In Greek philosophy and science water is commonly associated with emotion and intuition. In Wiccan tradition water represents wisdom, the soul and femininity. And then there is the Moon. Its no small wonder the retreat so powerfully touched my soul, honed my intuition and resulted in these ruminations on love.

In the dream realm rivers can symbolize a journey; either physical, emotional or spiritual. On the last day of our distinct, but not separate, journey down the Salmon River we eddied out at the confluence of the Snake & Salmon Rivers. Twenty plus flotilla miles later the retreat would come to an end but for the time being we were together moved to offer and give back to the River. Honoring the interconnectedness of all things we harmonized our voices and let the wind and the current take its vibration out into the universe. Our bodies and our hearts close to follow we fell back into the river, cool and cleansing, and like the swan in Rilke’s poem, content to be carried.

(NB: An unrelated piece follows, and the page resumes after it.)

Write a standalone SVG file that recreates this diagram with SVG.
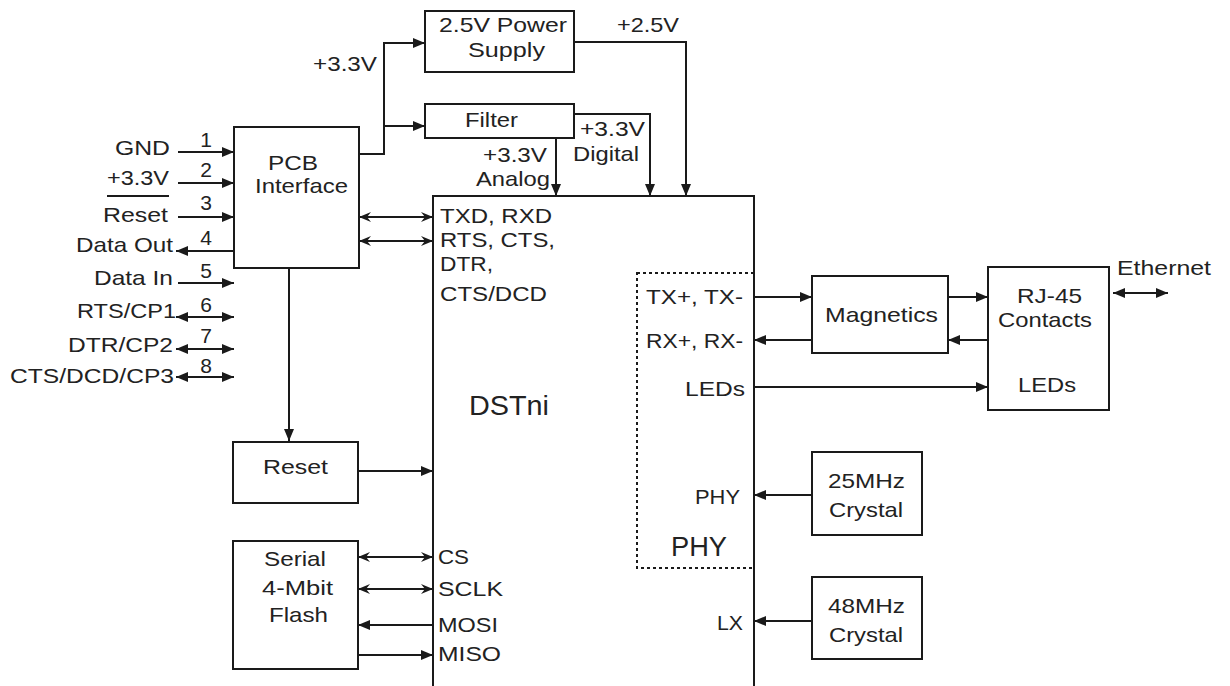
<svg xmlns="http://www.w3.org/2000/svg" width="1230" height="686" viewBox="0 0 1230 686">
<style>
.box{fill:#fff;stroke:#1a1a1a;stroke-width:2}
.ln{fill:none;stroke:#1a1a1a;stroke-width:2}
.dash{fill:none;stroke:#1a1a1a;stroke-width:2;stroke-dasharray:3,3}
text{font-family:"Liberation Sans",Arial,sans-serif;font-size:21px;fill:#222}
.big{font-size:28px}
</style>
<defs>
<marker id="a" markerUnits="userSpaceOnUse" markerWidth="13" markerHeight="11" refX="12" refY="5" orient="auto-start-reverse"><path d="M0,0 L12,5 L0,10 z" fill="#1a1a1a"/></marker>
<marker id="b" markerUnits="userSpaceOnUse" markerWidth="13" markerHeight="11" refX="12" refY="5" orient="auto-start-reverse"><path d="M0,0 L12,5 L0,10 L4,5 z" fill="#1a1a1a"/></marker>
</defs>
<rect width="1230" height="686" fill="#fff"/>

<g id="connectors">
<line class="ln" x1="178" y1="152" x2="234" y2="152" marker-end="url(#a)"/>
<line class="ln" x1="178" y1="183" x2="234" y2="183" marker-end="url(#a)"/>
<line class="ln" x1="178" y1="217" x2="234" y2="217" marker-end="url(#a)"/>
<line class="ln" x1="234" y1="251" x2="176" y2="251" marker-end="url(#a)"/>
<line class="ln" x1="178" y1="283" x2="234" y2="283" marker-end="url(#a)"/>
<line class="ln" x1="176" y1="317" x2="234" y2="317" marker-start="url(#a)" marker-end="url(#a)"/>
<line class="ln" x1="176" y1="349" x2="234" y2="349" marker-start="url(#a)" marker-end="url(#a)"/>
<line class="ln" x1="176" y1="377" x2="234" y2="377" marker-start="url(#a)" marker-end="url(#a)"/>
<line class="ln" x1="107" y1="196" x2="169" y2="196"/>
<polyline class="ln" points="359,154 384,154 384,43 425,43" marker-end="url(#a)"/>
<line class="ln" x1="384" y1="126" x2="425" y2="126" marker-end="url(#a)"/>
<polyline class="ln" points="574,42 686,42 686,196" marker-end="url(#a)"/>
<polyline class="ln" points="574,114 650,114 650,196" marker-end="url(#a)"/>
<line class="ln" x1="556" y1="138" x2="556" y2="196" marker-end="url(#a)"/>
<line class="ln" x1="359" y1="217" x2="433" y2="217" marker-start="url(#b)" marker-end="url(#b)"/>
<line class="ln" x1="359" y1="241" x2="433" y2="241" marker-start="url(#b)" marker-end="url(#b)"/>
<line class="ln" x1="289" y1="268" x2="289" y2="441" marker-end="url(#a)"/>
<line class="ln" x1="358" y1="471" x2="433" y2="471" marker-end="url(#a)"/>
<line class="ln" x1="358" y1="557" x2="433" y2="557" marker-start="url(#b)" marker-end="url(#b)"/>
<line class="ln" x1="358" y1="589" x2="433" y2="589" marker-start="url(#b)" marker-end="url(#b)"/>
<line class="ln" x1="433" y1="625" x2="358" y2="625" marker-end="url(#a)"/>
<line class="ln" x1="358" y1="655" x2="433" y2="655" marker-end="url(#a)"/>
<line class="ln" x1="754" y1="297" x2="812" y2="297" marker-end="url(#a)"/>
<line class="ln" x1="812" y1="340" x2="754" y2="340" marker-end="url(#a)"/>
<line class="ln" x1="754" y1="387" x2="988" y2="387" marker-end="url(#a)"/>
<line class="ln" x1="948" y1="297" x2="988" y2="297" marker-end="url(#a)"/>
<line class="ln" x1="988" y1="340" x2="948" y2="340" marker-end="url(#a)"/>
<line class="ln" x1="1113" y1="293" x2="1168" y2="293" marker-start="url(#a)" marker-end="url(#a)"/>
<line class="ln" x1="812" y1="495" x2="754" y2="495" marker-end="url(#a)"/>
<line class="ln" x1="812" y1="621" x2="754" y2="621" marker-end="url(#a)"/>
</g>

<g id="pin-labels">
<text x="115" y="155" textLength="55" lengthAdjust="spacingAndGlyphs">GND</text>
<text x="107" y="185" textLength="62" lengthAdjust="spacingAndGlyphs">+3.3V</text>
<text x="103" y="222" textLength="65" lengthAdjust="spacingAndGlyphs">Reset</text>
<text x="76" y="252" textLength="97" lengthAdjust="spacingAndGlyphs">Data Out</text>
<text x="94" y="285" textLength="79" lengthAdjust="spacingAndGlyphs">Data In</text>
<text x="77" y="318" textLength="99" lengthAdjust="spacingAndGlyphs">RTS/CP1</text>
<text x="68" y="352" textLength="105" lengthAdjust="spacingAndGlyphs">DTR/CP2</text>
<text x="10" y="383" textLength="164" lengthAdjust="spacingAndGlyphs">CTS/DCD/CP3</text>
<text x="206" y="147" text-anchor="middle">1</text>
<text x="206" y="177" text-anchor="middle">2</text>
<text x="206" y="210" text-anchor="middle">3</text>
<text x="206" y="245" text-anchor="middle">4</text>
<text x="206" y="278" text-anchor="middle">5</text>
<text x="206" y="312" text-anchor="middle">6</text>
<text x="206" y="343" text-anchor="middle">7</text>
<text x="206" y="373" text-anchor="middle">8</text>
</g>

<g id="pcb">
<rect class="box" x="234" y="127" width="125" height="141"/>
<text x="268" y="170" textLength="50" lengthAdjust="spacingAndGlyphs">PCB</text>
<text x="255" y="193" textLength="93" lengthAdjust="spacingAndGlyphs">Interface</text>
</g>

<g id="power-labels">
<text x="313" y="71" textLength="64" lengthAdjust="spacingAndGlyphs">+3.3V</text>
<text x="617" y="32" textLength="62" lengthAdjust="spacingAndGlyphs">+2.5V</text>
<text x="580" y="136" textLength="65" lengthAdjust="spacingAndGlyphs">+3.3V</text>
<text x="573" y="161" textLength="66" lengthAdjust="spacingAndGlyphs">Digital</text>
<text x="483" y="162" textLength="64" lengthAdjust="spacingAndGlyphs">+3.3V</text>
<text x="476" y="186" textLength="74" lengthAdjust="spacingAndGlyphs">Analog</text>
</g>

<g id="psu">
<rect class="box" x="425" y="11" width="149" height="61"/>
<text x="439" y="32" textLength="128" lengthAdjust="spacingAndGlyphs">2.5V Power</text>
<text x="468" y="57" textLength="77" lengthAdjust="spacingAndGlyphs">Supply</text>
</g>

<g id="filter">
<rect class="box" x="425" y="104" width="149" height="34"/>
<text x="465" y="127" textLength="53" lengthAdjust="spacingAndGlyphs">Filter</text>
</g>

<g id="dstni">
<rect class="box" x="433" y="196" width="321" height="510"/>
<text x="440" y="223" textLength="112" lengthAdjust="spacingAndGlyphs">TXD, RXD</text>
<text x="440" y="247" textLength="115" lengthAdjust="spacingAndGlyphs">RTS, CTS,</text>
<text x="440" y="271" textLength="53" lengthAdjust="spacingAndGlyphs">DTR,</text>
<text x="440" y="301" textLength="107" lengthAdjust="spacingAndGlyphs">CTS/DCD</text>
<text class="big" x="469" y="415" textLength="80" lengthAdjust="spacingAndGlyphs">DSTni</text>
<text x="438" y="564" textLength="31" lengthAdjust="spacingAndGlyphs">CS</text>
<text x="438" y="596" textLength="65" lengthAdjust="spacingAndGlyphs">SCLK</text>
<text x="438" y="632" textLength="60" lengthAdjust="spacingAndGlyphs">MOSI</text>
<text x="438" y="661" textLength="63" lengthAdjust="spacingAndGlyphs">MISO</text>
<text x="717" y="630" textLength="26" lengthAdjust="spacingAndGlyphs">LX</text>
</g>

<g id="phy">
<rect class="dash" x="637" y="273" width="117" height="295"/>
<line class="ln" x1="754" y1="273" x2="754" y2="568"/>
<text x="646" y="304" textLength="97" lengthAdjust="spacingAndGlyphs">TX+, TX-</text>
<text x="646" y="348" textLength="97" lengthAdjust="spacingAndGlyphs">RX+, RX-</text>
<text x="685" y="396" textLength="60" lengthAdjust="spacingAndGlyphs">LEDs</text>
<text x="695" y="504" textLength="45" lengthAdjust="spacingAndGlyphs">PHY</text>
<text class="big" x="671" y="556" textLength="56" lengthAdjust="spacingAndGlyphs">PHY</text>
</g>

<g id="magnetics">
<rect class="box" x="812" y="276" width="136" height="77"/>
<text x="825" y="322" textLength="113" lengthAdjust="spacingAndGlyphs">Magnetics</text>
</g>

<g id="rj45">
<rect class="box" x="988" y="267" width="121" height="143"/>
<text x="1017" y="303" textLength="65" lengthAdjust="spacingAndGlyphs">RJ-45</text>
<text x="998" y="327" textLength="94" lengthAdjust="spacingAndGlyphs">Contacts</text>
<text x="1018" y="392" textLength="58" lengthAdjust="spacingAndGlyphs">LEDs</text>
</g>

<g id="ethernet">
<text x="1117" y="275" textLength="94" lengthAdjust="spacingAndGlyphs">Ethernet</text>
</g>

<g id="xtal25">
<rect class="box" x="812" y="452" width="110" height="83"/>
<text x="828" y="488" textLength="77" lengthAdjust="spacingAndGlyphs">25MHz</text>
<text x="829" y="517" textLength="74" lengthAdjust="spacingAndGlyphs">Crystal</text>
</g>

<g id="xtal48">
<rect class="box" x="812" y="577" width="110" height="82"/>
<text x="828" y="613" textLength="77" lengthAdjust="spacingAndGlyphs">48MHz</text>
<text x="829" y="642" textLength="74" lengthAdjust="spacingAndGlyphs">Crystal</text>
</g>

<g id="reset">
<rect class="box" x="233" y="442" width="125" height="61"/>
<text x="263" y="474" textLength="65" lengthAdjust="spacingAndGlyphs">Reset</text>
</g>

<g id="flash">
<rect class="box" x="233" y="541" width="125" height="128"/>
<text x="264" y="566" textLength="62" lengthAdjust="spacingAndGlyphs">Serial</text>
<text x="262" y="595" textLength="71" lengthAdjust="spacingAndGlyphs">4-Mbit</text>
<text x="269" y="622" textLength="59" lengthAdjust="spacingAndGlyphs">Flash</text>
</g>
</svg>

The laboring through what is still undone, as though, legs bound, we hobbled along the way, is like the awkward walking of the swan.

And to die - which is the letting go of the ground we stand on and cling to every day, is like the swan, when he nervously lets himself down into the water, which receives him gaily and which flows joyfully under and after him,

wave after wave,

while the swan, unmoving and marvelously calm,

is pleased to carried, each moment more fully grown,

more like a king, further and further on.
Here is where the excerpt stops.